True Negatives (TN): These are instances where the model correctly predicted “Down” when the actual outcome was indeed “Down.” It’s 21 in this scenario.

False Negatives (FN): These are instances where the model incorrectly predicted “Down” when the actual outcome was “Up.” There are 30 instances.

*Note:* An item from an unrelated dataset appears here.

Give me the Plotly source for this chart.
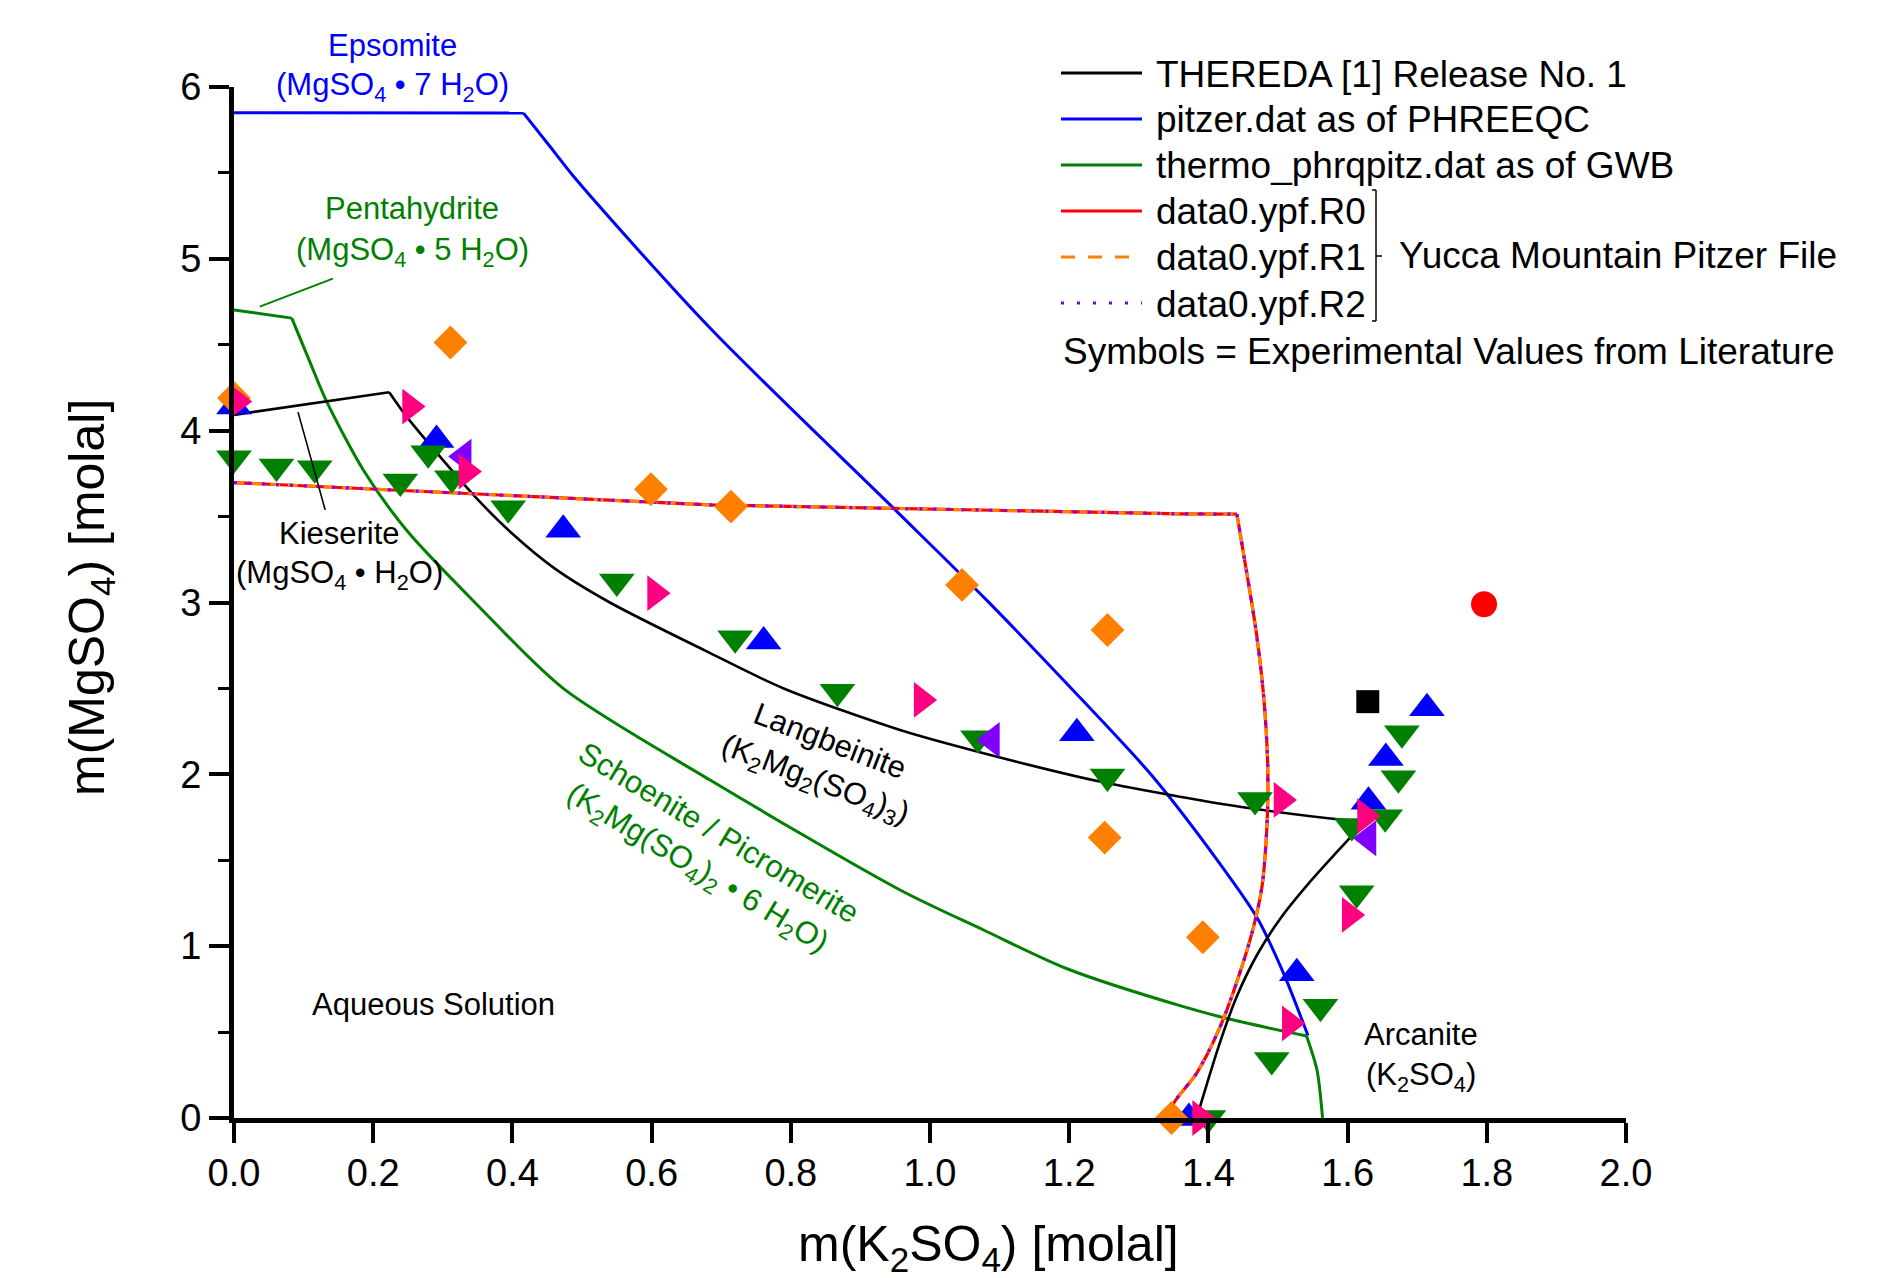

(h) Repeat (d) using naive Bayes.

nb_h =  naiveBayes(Direction ~ Lag2,
               data = train_set)

nb_h

## 
## Naive Bayes Classifier for Discrete Predictors
## 
## Call:
## naiveBayes.default(x = X, y = Y, laplace = laplace)
## 
## A-priori probabilities:
## Y
##      Down        Up 
## 0.4477157 0.5522843 
## 
## Conditional probabilities:
##       Lag2
## Y             [,1]     [,2]
##   Down -0.03568254 2.199504
##   Up    0.26036581 2.317485

test_data = Weekly[Weekly$Year>2008,]
nb_test_h = predict(nb_h, newdata=test_data, type="class")
nb_h_class = nb_test_h
table(nb_h_class, test_data$Direction)

##           
## nb_h_class Down Up
##       Down    0  0
##       Up     43 61

Interpretation:

The Overall fraction of correct predictions = sum of correct/Total predictions ,(0+61)/0+0+43+61 which is equal to 61%, which is same as qda model.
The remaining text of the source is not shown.